Information shown:
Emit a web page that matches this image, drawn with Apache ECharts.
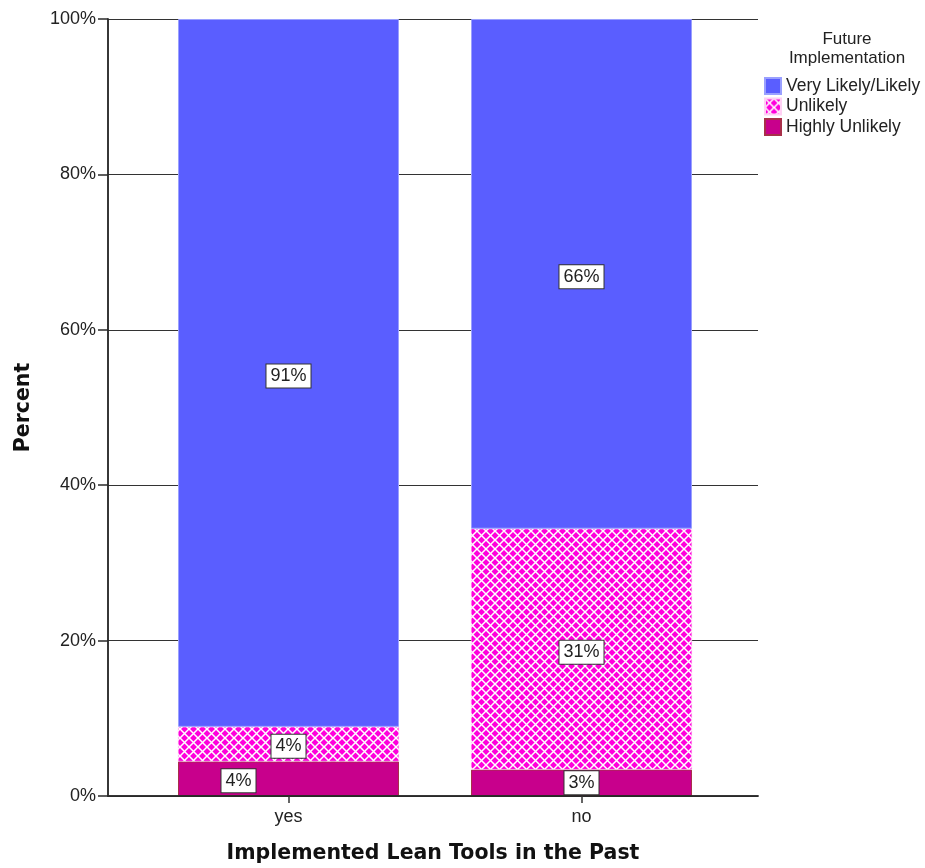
<!DOCTYPE html>
<html>
<head>
<meta charset="utf-8">
<script src="https://cdn.jsdelivr.net/npm/echarts@6/dist/echarts.min.js"></script>
<style>
  html, body { margin: 0; padding: 0; background: #fff; }
  #chart { width: 925px; height: 868px; }
</style>
</head>
<body>
<div id="chart"></div>
<script>
// Implemented lean tools in the past vs. likelihood of future implementation (percent of group)
const categories = ['yes', 'no'];
const seriesNames = ['Very Likely/Likely', 'Unlikely', 'Highly Unlikely'];
const highlyUnlikely = [4.45, 3.4];
const unlikely = [4.45, 31.0];
const veryLikely = [91.1, 65.6];
const yTicks = [0, 20, 40, 60, 80, 100];

// diamond crosshatch fill used for the "Unlikely" segment
function hatch() {
  const s = 9;
  const c = document.createElement('canvas');
  c.width = s; c.height = s;
  const g = c.getContext('2d');
  g.fillStyle = '#ff00dc';
  g.fillRect(0, 0, s, s);
  g.strokeStyle = '#ffffff';
  g.lineWidth = 1.5;
  g.beginPath();
  g.moveTo(-1, -1); g.lineTo(s + 1, s + 1);
  g.moveTo(s + 1, -1); g.lineTo(-1, s + 1);
  g.stroke();
  return { image: c, repeat: 'repeat' };
}

const sans = 'Liberation Sans, Arial, sans-serif';

const labelBox = {
  show: true,
  position: 'inside',
  fontFamily: sans,
  fontSize: 18,
  color: '#222',
  backgroundColor: '#fff',
  borderColor: '#333',
  borderWidth: 1,
  padding: [3, 4, 2, 4],
  formatter: p => Math.round(p.value) + '%'
};

function items(values, offsets) {
  return values.map((v, i) => ({
    value: v,
    label: offsets && offsets[i] ? { offset: offsets[i] } : undefined
  }));
}

const chart = echarts.init(document.getElementById('chart'), null, { renderer: 'canvas' });

const frameLine = { show: true, lineStyle: { color: '#2a2a2a', width: 1.5 } };

chart.setOption({
  animation: false,
  backgroundColor: '#fff',
  title: {
    text: 'Future\nImplementation',
    left: 842,
    top: 25,
    textAlign: 'center',
    textStyle: {
      fontFamily: sans,
      fontSize: 17, fontWeight: 'normal', color: '#222', lineHeight: 19
    }
  },
  legend: {
    orient: 'vertical',
    left: 764,
    top: 77,
    padding: 0,
    itemWidth: 16,
    itemHeight: 16,
    itemGap: 2.5,
    icon: 'rect',
    data: seriesNames,
    textStyle: {
      fontFamily: sans,
      fontSize: 17.5, color: '#222'
    }
  },
  grid: [
    // frame with the percent scale
    { left: 108, top: 19, width: 650, height: 777, outerBoundsMode: 'none' },
    // bar layout
    { left: 142, top: 19, width: 586, height: 777, outerBoundsMode: 'none' }
  ],
  xAxis: [
    {
      gridIndex: 0, type: 'value', min: 0, max: 1, z: 5,
      axisLine: frameLine, axisTick: { show: false }, axisLabel: { show: false },
      splitLine: { show: false },
      name: 'Implemented Lean Tools in the Past',
      nameLocation: 'middle', nameGap: 47,
      nameTextStyle: {
        fontFamily: 'DejaVu Sans, Verdana, sans-serif',
        fontSize: 20.5, fontWeight: 'bold', color: '#111'
      }
    },
    {
      gridIndex: 0, type: 'value', min: 0, max: 1, position: 'top', z: 5,
      axisLine: frameLine, axisTick: { show: false }, axisLabel: { show: false },
      splitLine: { show: false }
    },
    {
      gridIndex: 1, type: 'category', data: categories, z: 5,
      axisLine: { show: false },
      axisTick: { show: true, alignWithLabel: true, length: 7, lineStyle: { color: '#333', width: 1.5 } },
      axisLabel: {
        margin: 12,
        fontFamily: sans,
        fontSize: 18, color: '#222'
      }
    }
  ],
  yAxis: [
    {
      // percent scale: frame line, ticks and labels on top of the bars
      gridIndex: 0, type: 'value', min: 0, max: 100, interval: 20, z: 5,
      axisLine: frameLine,
      axisTick: { show: true, length: 10, lineStyle: { color: '#2a2a2a', width: 1.5 } },
      axisLabel: {
        margin: 12,
        formatter: '{value}%',
        fontFamily: sans,
        fontSize: 18, color: '#222'
      },
      splitLine: { show: false },
      name: 'Percent',
      nameLocation: 'middle', nameGap: 74,
      nameTextStyle: {
        fontFamily: 'DejaVu Sans, Verdana, sans-serif',
        fontSize: 20.5, fontWeight: 'bold', color: '#111'
      }
    },
    {
      gridIndex: 0, type: 'value', min: 0, max: 100, position: 'right', z: 5,
      axisLine: frameLine, axisTick: { show: false }, axisLabel: { show: false },
      splitLine: { show: false }
    },
    {
      gridIndex: 1, type: 'value', min: 0, max: 100, show: false
    },
    {
      // horizontal gridlines behind the bars
      gridIndex: 0, type: 'value', min: 0, max: 100, interval: 20, z: 0,
      axisLine: { show: false }, axisTick: { show: false }, axisLabel: { show: false },
      splitLine: { show: true, lineStyle: { color: '#333', width: 1.2 } }
    }
  ],
  series: [
    {
      name: seriesNames[2], type: 'bar', stack: 'pct',
      xAxisIndex: 2, yAxisIndex: 2, barWidth: 221,
      itemStyle: { color: '#c8008c', borderColor: '#a8304a', borderWidth: 1 },
      label: labelBox,
      data: items(highlyUnlikely, [[-50, 2], null])
    },
    {
      name: seriesNames[1], type: 'bar', stack: 'pct',
      xAxisIndex: 2, yAxisIndex: 2, barWidth: 221,
      itemStyle: { color: hatch(), borderColor: '#ffd0f4', borderWidth: 0.5 },
      label: labelBox,
      data: items(unlikely, [[0, 2], [0, 3]])
    },
    {
      name: seriesNames[0], type: 'bar', stack: 'pct',
      xAxisIndex: 2, yAxisIndex: 2, barWidth: 221,
      itemStyle: { color: '#5a5eff', borderColor: '#9aa0ff', borderWidth: 1 },
      label: labelBox,
      data: items(veryLikely, [[0, 3], [0, 3]])
    }
  ]
});
</script>
</body>
</html>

Request: From the first line above through the line containing "const yTicks = [0, 20, 40, 60, 80, 100];", copy everything exactly, without the pictures.

Task solution:
Emit a web page that matches this image, drawn with Apache ECharts.
<!DOCTYPE html>
<html>
<head>
<meta charset="utf-8">
<script src="https://cdn.jsdelivr.net/npm/echarts@6/dist/echarts.min.js"></script>
<style>
  html, body { margin: 0; padding: 0; background: #fff; }
  #chart { width: 925px; height: 868px; }
</style>
</head>
<body>
<div id="chart"></div>
<script>
// Implemented lean tools in the past vs. likelihood of future implementation (percent of group)
const categories = ['yes', 'no'];
const seriesNames = ['Very Likely/Likely', 'Unlikely', 'Highly Unlikely'];
const highlyUnlikely = [4.45, 3.4];
const unlikely = [4.45, 31.0];
const veryLikely = [91.1, 65.6];
const yTicks = [0, 20, 40, 60, 80, 100];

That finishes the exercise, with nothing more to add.